Mais si les motivations de Gertler sont faciles à comprendre, on ne sait en aucun cas ce qui a motivé Tshisekedi. S’agissait-il simplement de mettre la main sur une partie du butin de Gertler – peut-être pour aider à financer une campagne de réélection difficile l’année prochaine – comme l’ont suggéré certains commentateurs politiques ? Pourtant, les importantes retombées nationales ont nui à sa réputation et pourraient nuire à ses chances de réélection.
De plus, l’accord a exaspéré Washington. Le sous-secrétaire au Trésor américain chargé du terrorisme et du renseignement financier, Brian Nelson, s’est rendu à Kinshasa le mois dernier pour exprimer le mécontentement du gouvernement américain face à un accord qui sape les sanctions de la loi Magnitsky contre Gertler. L’administration Biden a également réimposé les sanctions à Gertler, après un sursis de l’administration Trump à ses derniers jours.

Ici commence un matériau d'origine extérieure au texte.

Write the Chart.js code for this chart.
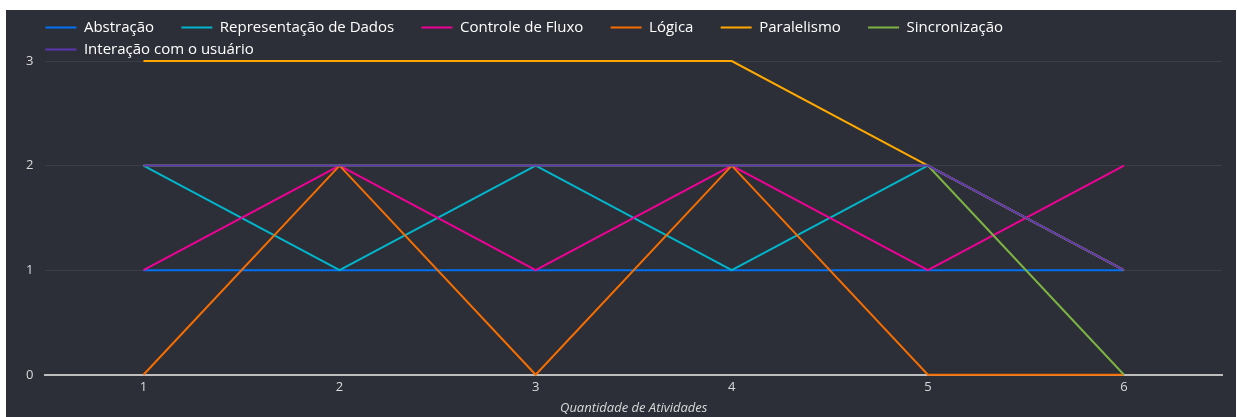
<!DOCTYPE html>
<html>
<head>
<meta charset="utf-8">
<script src="https://cdn.jsdelivr.net/npm/chart.js@4.4.1/dist/chart.umd.min.js"></script>
<style>
  html, body { margin: 0; padding: 0; background: #ffffff; }
  #wrap { position: absolute; left: 6px; top: 10px; width: 1230px; height: 407px; background: #2c2f38; }
</style>
</head>
<body>
<div id="wrap"><canvas id="activityChart"></canvas></div>
<script>
var xLabels = ['1', '2', '3', '4', '5', '6'];
var seriesNames = ['Abstração', 'Representação de Dados', 'Controle de Fluxo', 'Lógica', 'Paralelismo', 'Sincronização', 'Interação com o usuário'];
var abstracao = [1, 1, 1, 1, 1, 1];
var representacao = [2, 1, 2, 1, 2, 1];
var controleFluxo = [1, 2, 1, 2, 1, 2];
var logica = [0, 2, 0, 2, 0, 0];
var paralelismo = [3, 3, 3, 3, 2, 1];
var sincronizacao = [2, 2, 2, 2, 2, 0];
var interacao = [2, 2, 2, 2, 2, 1];

var seriesValues = [abstracao, representacao, controleFluxo, logica, paralelismo, sincronizacao, interacao];
var colors = ['#0072f0', '#00b6cb', '#f10096', '#f66d00', '#ffa800', '#7cb342', '#5e35b1'];

var datasets = seriesNames.map(function (name, i) {
    return {
        label: name,
        data: seriesValues[i],
        borderColor: colors[i],
        backgroundColor: colors[i],
        borderWidth: 2,
        pointRadius: 0,
        pointHoverRadius: 0,
        tension: 0,
        clip: 6,
        // later series on top, like the original
        order: seriesNames.length - i
    };
});

var textColor = '#dadada';
var font = "'Open Sans', sans-serif";

// legend starts in line with the plot area, not the canvas edge
var legendShift = {
    id: 'legendShift',
    afterLayout: function (chart) {
        chart.legend.left = chart.chartArea.left - 7;
    }
};

var ctx = document.getElementById('activityChart');

var chart = new Chart(ctx, {
    type: 'line',
    data: {
        labels: xLabels,
        datasets: datasets
    },
    plugins: [legendShift],
    options: {
        responsive: true,
        maintainAspectRatio: false,
        animation: false,
        layout: {
            padding: { left: 8, right: 14, top: 3, bottom: 0 }
        },
        plugins: {
            tooltip: { enabled: false },
            legend: {
                position: 'top',
                align: 'start',
                maxHeight: 48,
                labels: {
                    color: '#ffffff',
                    font: { family: font, size: 15 },
                    usePointStyle: true,
                    pointStyle: 'line',
                    pointStyleWidth: 31,
                    padding: 7,
                    sort: function (a, b) { return a.datasetIndex - b.datasetIndex; },
                    generateLabels: function (chart) {
                        var items = Chart.defaults.plugins.legend.labels.generateLabels(chart);
                        items.forEach(function (item) {
                            item.text = item.text + '\u2003\u2005\u200a';
                        });
                        return items;
                    }
                }
            }
        },
        scales: {
            x: {
                type: 'category',
                offset: true,
                grid: { display: false, drawTicks: false },
                border: { display: true, color: '#bdbdbd', width: 2 },
                ticks: {
                    color: textColor,
                    font: { family: font, size: 13 },
                    padding: 5,
                    maxRotation: 0
                },
                title: {
                    display: true,
                    text: 'Quantidade de Atividades',
                    color: textColor,
                    font: { family: font, size: 13, style: 'italic' },
                    padding: { top: 0, bottom: 1 }
                }
            },
            y: {
                min: 0,
                max: 3,
                grid: {
                    color: function (c) { return c.tick && c.tick.value === 0 ? 'rgba(0,0,0,0)' : '#3b3e47'; },
                    lineWidth: 1,
                    drawTicks: false
                },
                border: { display: false },
                ticks: {
                    stepSize: 1,
                    color: textColor,
                    font: { family: font, size: 13 },
                    padding: 12
                }
            }
        }
    }
});
</script>
</body>
</html>
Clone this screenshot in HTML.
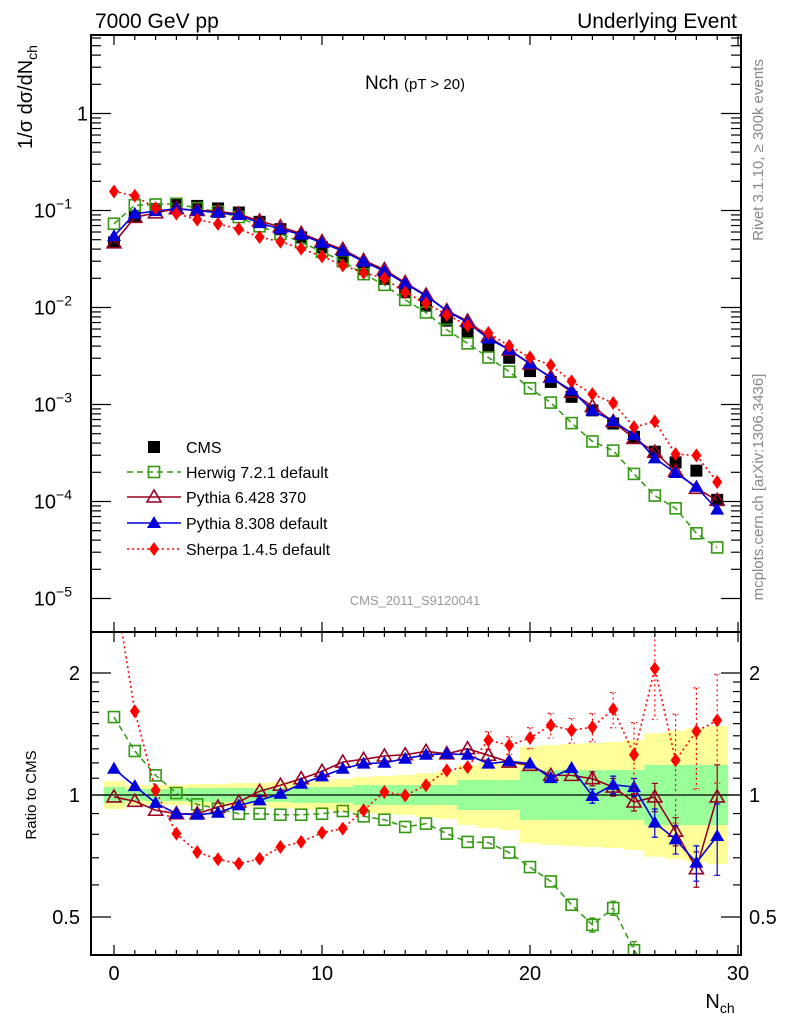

L’interprétation la plus charitable de Washington est que Tshisekedi n’a pas accordé suffisamment d’attention à l’accord ou n’a pas prévu ses implications pour ses liens avec les États-Unis. Cela devrait être une relation importante puisque Washington l’a aidé dans sa lutte pour le pouvoir avec Kabila. Dans cette optique, les lieutenants de Tshisekedi ont concocté l’accord dans leur propre intérêt et le président l’a approuvé sans examen. En conséquence, ces sources suggèrent que l’accord ne sera pas conclu.
Le point de vue le moins charitable est que Tshisekedi perpétue discrètement le cycle de corruption de la RDC, comme le soupçonne la CNPAV. Il a promis d’éradiquer la corruption mais n’a rien fait de légal et de visible, par exemple, à propos des nombreuses révélations autour de Kabila et de ses copains, révélées dans la fuite Congo Hold-up en novembre dernier. Cela suggérerait une contrepartie secrète avec son prédécesseur – peut-être la même variété que l’accord avec Gertler.
Le temps nous le dira, espérons-le, même s’il serait utile aux Congolais que Tshisekedi publie le protocole d’accord avec Gertler pour donner une idée de sa position sur la corruption.
Peter Fabricius, consultant, Institut d’études de sécurité (ISS) Pretoria.